In the 21st century, Europe does not want to relive the specter of mass elimination of its armies in Russia, which is now the world’s top nuclear power as well. Short of sending troops, therefore, the Continent is doing all it can—supplying arms, funding—to help Ukraine. Europe’s handicap is Russia’s strength and Ukraine’s misfortune.

Even America knows this predicament of the Continent. But it also cannot send troops to save Ukraine, not a member of NATO, now that Russia has restored its pre-1991 balance of power vis-à-vis the West.

So, the US-led North Atlantic Treaty Organization (NATO) has turned ‘impotent’, and its members have lost mutual trust, and collectively that of the USA. Other countries would also have to think thrice about the capacity of the West to defend them.

But we cannot blame Russia alone for Ukraine’s plight. The West has also contributed enough. The US, UK, and the EU mishandled the situation from the very beginning and proved they cannot negotiate even peace, what to talk of winning a war, despite all their financial, military, and technological might.

For instance, the West had given ‘security guarantees’ to Ukraine if it surrendered its nuclear arsenal it had inherited from the then USSR before its dissolution in 1991. A furious Russia invaded Ukraine’s Crimean Peninsula in 2014 and Europe could do little except big talk and posturing.

The complacent West committed more blunders that have brought Ukraine and Russia to this devastating war.

For example, after 20 years of an expensive war, the US and its allies abandoned Afghanistan in 2021, handing the war-torn country back to their enemy, the Taliban. This retraction weakened the US commitment and ability, thus emboldening dictators and expansionists.

As early as January 23, that is a month before the February 24 Russian attack, the US and UK uttered uncalled for and undiplomatic statements, painting Moscow in the blackest colors, and withdrawing their diplomats’ families, thus contributing to the imminent war. The US even publicly announced the expected date of the Russian attack, panicking the world, and angering Moscow. The West continued to pay lip service to Ukraine, giving it a false sense of security.

Also, frantic diplomacy and warnings to Russia, the West believed, would deter a strongman like President Vladimir Putin.

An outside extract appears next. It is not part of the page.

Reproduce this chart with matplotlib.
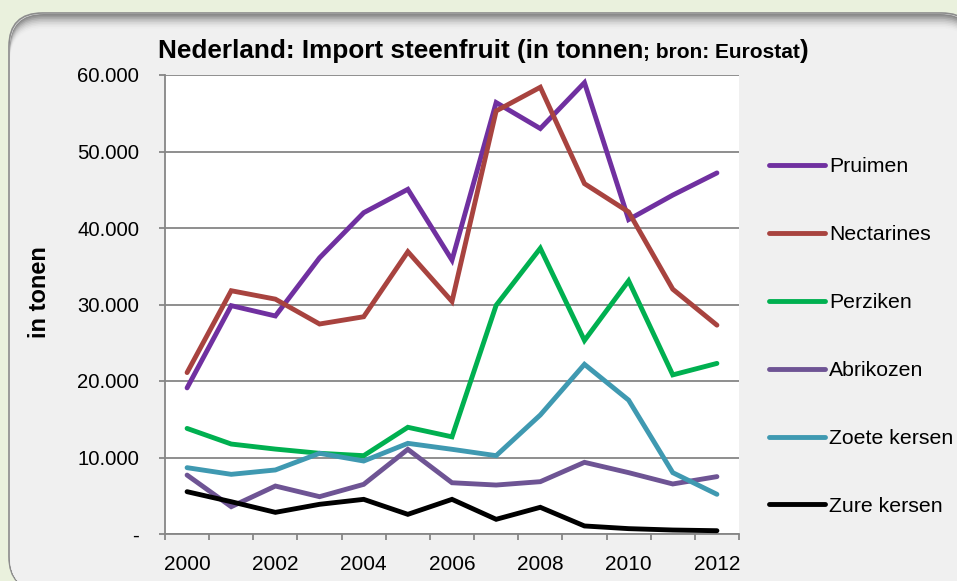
import matplotlib
matplotlib.use("Agg")
import matplotlib.pyplot as plt
from matplotlib.patches import FancyBboxPatch
from matplotlib.ticker import FuncFormatter, FixedLocator

plt.rcParams['font.family'] = ['Liberation Sans', 'DejaVu Sans']

years = list(range(2000, 2013))
series_names = ["Pruimen", "Nectarines", "Perziken", "Abrikozen", "Zoete kersen", "Zure kersen"]
pruimen = [19100, 29850, 28500, 36100, 42000, 45060, 35800, 56400, 53000, 59000, 41100, 44300, 47200]
nectarines = [21100, 31800, 30700, 27450, 28400, 36900, 30400, 55300, 58400, 45800, 42100, 32000, 27300]
perziken = [13800, 11760, 11100, 10550, 10240, 13950, 12700, 29900, 37350, 25300, 33100, 20800, 22300]
abrikozen = [7700, 3570, 6270, 4880, 6490, 11070, 6700, 6400, 6840, 9370, 8020, 6540, 7500]
zoete_kersen = [8670, 7800, 8370, 10550, 9540, 11850, 11070, 10240, 15560, 22180, 17500, 8020, 5190]
zure_kersen = [5530, 4220, 2830, 3880, 4530, 2570, 4530, 1920, 3490, 1050, 700, 520, 430]
colors = ["#7030A0", "#A8433F", "#00B050", "#6E5494", "#3F99B1", "#000000"]

W, H = 957, 581
fig = plt.figure(figsize=(W / 100, H / 100), dpi=100)
fig.patch.set_facecolor("#EAF1DD")

# rounded panel with a soft shadow along the top
def px_box(x0, y0, x1, y1, fc, ec="none", lw=0):
    return FancyBboxPatch((x0 / W, 1 - y1 / H), (x1 - x0) / W, (y1 - y0) / H,
                          boxstyle="round,pad=0,rounding_size=0.035",
                          transform=fig.transFigure, facecolor=fc, edgecolor=ec,
                          linewidth=lw, mutation_aspect=W / H, zorder=0)

fig.add_artist(px_box(9, 13, 975, 590, "#F0F0F0", "#8C8C8C", 1.2))
shades = ["#8A8A8A", "#9A9A9A", "#ABABAB", "#BCBCBC", "#CACACA", "#D6D6D6", "#E0E0E0", "#E8E8E8", "#EDEDED"]
for i, c in enumerate(shades):
    fig.add_artist(px_box(10, 14 + i * 1.6, 974, 590, c))
fig.add_artist(px_box(10, 14 + len(shades) * 1.6, 974, 590, "#F0F0F0"))

ax = fig.add_axes([165 / W, 1 - 534 / H, (739 - 165) / W, (534 - 75) / H])
ax.set_facecolor("white")

x = list(range(len(years)))
for name, vals, c in zip(series_names,
                         [pruimen, nectarines, perziken, abrikozen, zoete_kersen, zure_kersen],
                         colors):
    ax.plot(x, vals, color=c, lw=3.5, label=name, solid_capstyle="round",
            solid_joinstyle="miter", zorder=3)

ax.set_xlim(-0.5, len(years) - 0.5)
ax.set_ylim(0, 60000)
ax.set_yticks(range(0, 60001, 10000))
ax.yaxis.set_major_formatter(FuncFormatter(
    lambda v, p: "-" if v == 0 else f"{int(v):,}".replace(",", ".")))
ax.grid(axis="y", color="#868686", lw=1.3, zorder=1)

ax.xaxis.set_major_locator(FixedLocator(x[::2]))
ax.set_xticklabels([str(y) for y in years[::2]])
ax.xaxis.set_minor_locator(FixedLocator([i - 0.5 for i in range(len(years) + 1)]))
ax.tick_params(axis="x", which="major", length=0, pad=14.8, labelsize=15)
ax.tick_params(axis="x", which="minor", length=4.3, color="#868686", width=1.3)
ax.tick_params(axis="y", length=4.3, color="#868686", width=1.3, labelsize=14.6, pad=14.4)

for s in ["top", "right"]:
    ax.spines[s].set_visible(False)
for s in ["left", "bottom"]:
    ax.spines[s].set_color("#868686")
    ax.spines[s].set_linewidth(1.3)

fig.text(39 / W, 1 - 292 / H, "in tonen", fontsize=17, fontweight="bold",
         rotation=90, ha="center", va="center")

# title in three parts, each placed right after the previous one
fig.canvas.draw()
r = fig.canvas.get_renderer()
tx = 158
for part, size in [("Nederland: Import steenfruit (in tonnen", 18.8),
                   ("; bron: Eurostat", 15), (")", 18.8)]:
    t = fig.text(tx / W, 1 - 58.3 / H, part, fontsize=size, fontweight="bold",
                 va="baseline", ha="left")
    tx = t.get_window_extent(renderer=r).x1

fig.legend(loc="upper left", bbox_to_anchor=(760.5 / W, 1 - 149 / H), frameon=False,
           fontsize=15.3, handlelength=2.64, handletextpad=0.2, labelspacing=2.3,
           borderaxespad=0)

fig.savefig("out.png", dpi=100, facecolor=fig.get_facecolor())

It did not. Having been part of the KGB himself, and seen the hollowness of such niceties before and after the breakup of the Soviet Union, he fathomed, correctly, that the West was not ready for a real war.

Of course, the West thought, in this networked economy and geopolitical power play, economic sanctions would bleed Russia white. But this is a slow process. By the time its impact on Moscow unfolds in the next few weeks and months, Russia would bulldoze Ukraine.

There was no unanimity among the US and Europe on how to proceed with the economic sanctions against Russia. They debated whether excluding Russia from the SWIFT transactions would actually work in the near term. On February 24, US President Joe Biden’s emphasis on the ‘long-term’ impact further emboldened Russia that its time had come.

Europe knows Russia cannot attack a distant America except through missiles, while the Continent is next door where Moscow could rush its traditional troops to level it. Also, Europe, particularly its biggest economy, Germany, heavily depends on Russia for its energy supplies.

The West realized that any effective counter to Russia could even drive it into the waiting arms of China, which could embolden Beijing to attack Taiwan as well.

Ukraine is an example of how geopolitics is changing. No nation is safe from friends and foes alike!

And that there is a limit to gaining power.